* [The request] Starting at the first line of the data, print each line verbatim up to and including the line bearing "(8,5) -- (1157,5);", omitting pictures.

<<<<

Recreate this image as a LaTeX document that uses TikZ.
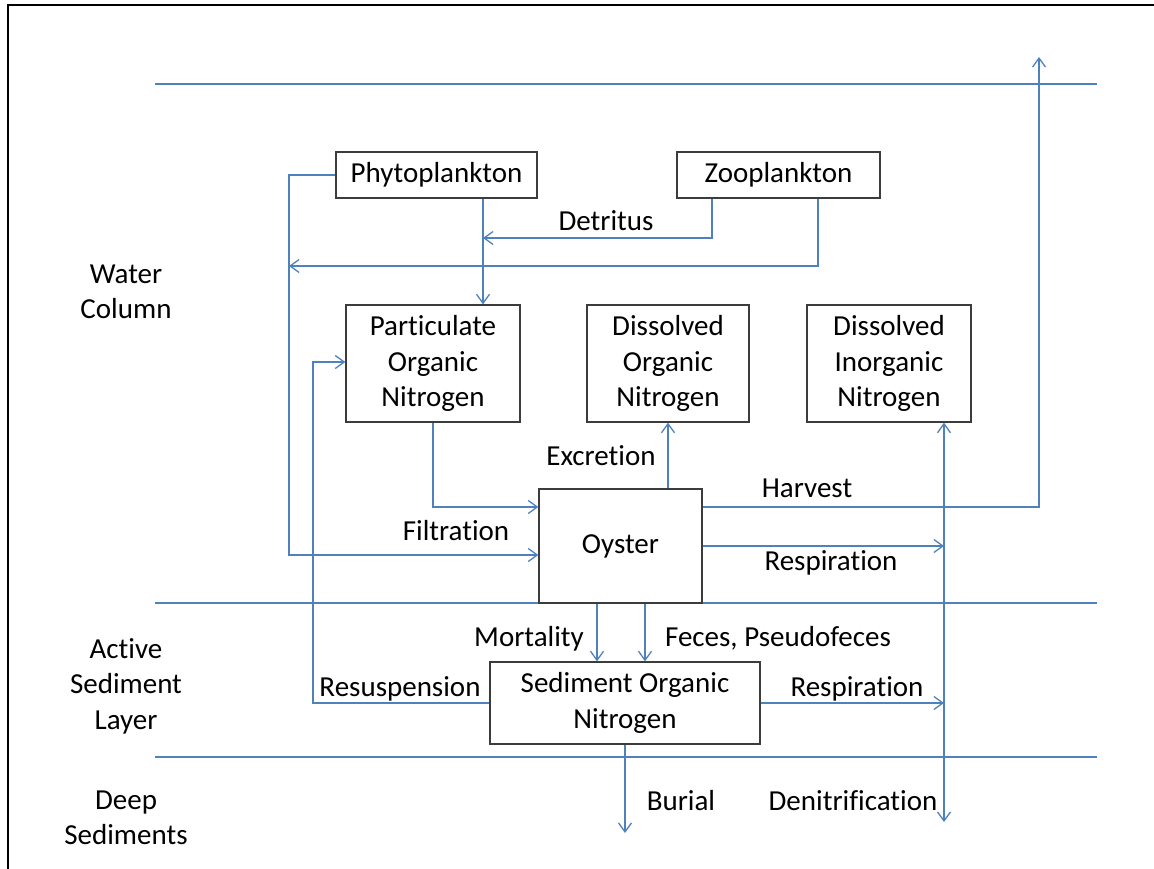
\documentclass[tikz,border=0pt]{standalone}
\usepackage{fontspec}
\setmainfont{Carlito}[Ligatures={NoCommon}]
\usetikzlibrary{arrows.meta}
\definecolor{flow}{RGB}{79,129,189}
\definecolor{edge}{RGB}{60,60,60}
\begin{document}
\begin{tikzpicture}[x=1pt,y=-1pt,
  every node/.append style={font=\fontsize{29}{35.5}\selectfont},
  box/.style={draw=edge,line width=1.3pt,align=center,inner sep=0pt},
  lbl/.style={align=center,inner sep=0pt,text height=18pt,text depth=0pt},
  zone/.style={align=center,inner sep=0pt},
  flowline/.style={draw=flow,line width=1.3pt},
  tip/.tip={Straight Barb[length=9pt,width=13pt,line width=1.3pt]},
  arr/.style={flowline,-tip},
  arrboth/.style={flowline,tip-tip}]
\useasboundingbox (0,0) rectangle (1154,869);

% outer frame
\draw[line width=2.5pt] (8,872) -- (8,5) -- (1157,5);

% layer boundaries
\draw[flowline] (155,84) -- (1097,84);
\draw[flowline] (155,603) -- (1097,603);
\draw[flowline] (155,757) -- (1097,757);

% layer names
\node[zone] (water) at (126,292) {Water\\Column};
\node[zone] (active) at (126,686) {Active\\Sediment\\Layer};
\node[zone] (deep) at (126,818) {Deep\\Sediments};

% pools
\node[box,minimum width=201pt,minimum height=46pt] (phyto) at (436.5,175) {Phytoplankton};
\node[box,minimum width=203pt,minimum height=46pt] (zoo) at (778.5,175) {Zooplankton};
\node[box,minimum width=174pt,minimum height=117pt] (pon) at (433,363.5) {Particulate\\Organic\\Nitrogen};
\node[box,minimum width=162pt,minimum height=117pt] (don) at (668,363.5) {Dissolved\\Organic\\Nitrogen};
\node[box,minimum width=164pt,minimum height=117pt] (din) at (889,363.5) {Dissolved\\Inorganic\\Nitrogen};
\node[box,minimum width=163pt,minimum height=114pt] (oyster) at (620.5,546) {Oyster};
\node[box,minimum width=270pt,minimum height=82pt] (sed) at (625,703) {Sediment Organic\\Nitrogen};

% helper points for the routed flows
\coordinate (detr) at (483,238);
\coordinate (zooleft) at (289,266);
\coordinate (filtcorner) at (289,555);
\coordinate (harvtop) at (1039,57);
\coordinate (resp1) at (944,546);
\coordinate (resp2) at (944,703);
\coordinate (denbot) at (944,822);
\coordinate (resuscorner) at (313,362);
\coordinate (burial) at (625,833);

% flows
\draw[arr] (phyto.south -| detr) -- (pon.north -| detr);
\draw[arr] (zoo.south -| 712,0) |- (detr);
\draw[arr] (zoo.south -| 818,0) |- (zooleft);
\draw[arr] (phyto.west) -| (filtcorner) -- (filtcorner -| oyster.west);
\draw[arr] (pon.south) |- (oyster.west |- 0,507);
\draw[arr] (oyster.north -| don.south) -- (don.south);
\draw[arr] (oyster.east |- 0,507) -| (harvtop);
\draw[arr] (oyster.east |- resp1) -- (resp1);
\draw[arrboth] (din.south -| denbot) -- (denbot);
\draw[arr] (oyster.south -| 597,0) -- (sed.north -| 597,0);
\draw[arr] (oyster.south -| 645,0) -- (sed.north -| 645,0);
\draw[arr] (sed.east) -- (resp2);
\draw[arr] (sed.west) -| (resuscorner) -- (resuscorner -| pon.west);
\draw[arr] (sed.south) -- (burial);

% flow labels
\node[lbl] (ldetr) at (606,222) {Detritus};
\node[lbl] (lfilt) at (456,531) {Filtration};
\node[lbl] (lexcr) at (601,456) {Excretion};
\node[lbl] (lharv) at (807,488) {Harvest};
\node[lbl] (lresp1) at (831,561) {Respiration};
\node[lbl] (lmort) at (529,637) {Mortality};
\node[lbl] (lfec) at (778,637) {Feces, Pseudofeces};
\node[lbl] (lresp2) at (857,687) {Respiration};
\node[lbl] (lresus) at (400,687) {Resuspension};
\node[lbl] (lbur) at (681,801) {Burial};
\node[lbl] (lden) at (853,801) {Denitrification};
\end{tikzpicture}
\end{document}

>>>>

* [Finished exercise]
Recreate this image as a LaTeX document that uses TikZ.
\documentclass[tikz,border=0pt]{standalone}
\usepackage{fontspec}
\setmainfont{Carlito}[Ligatures={NoCommon}]
\usetikzlibrary{arrows.meta}
\definecolor{flow}{RGB}{79,129,189}
\definecolor{edge}{RGB}{60,60,60}
\begin{document}
\begin{tikzpicture}[x=1pt,y=-1pt,
  every node/.append style={font=\fontsize{29}{35.5}\selectfont},
  box/.style={draw=edge,line width=1.3pt,align=center,inner sep=0pt},
  lbl/.style={align=center,inner sep=0pt,text height=18pt,text depth=0pt},
  zone/.style={align=center,inner sep=0pt},
  flowline/.style={draw=flow,line width=1.3pt},
  tip/.tip={Straight Barb[length=9pt,width=13pt,line width=1.3pt]},
  arr/.style={flowline,-tip},
  arrboth/.style={flowline,tip-tip}]
\useasboundingbox (0,0) rectangle (1154,869);

% outer frame
\draw[line width=2.5pt] (8,872) -- (8,5) -- (1157,5);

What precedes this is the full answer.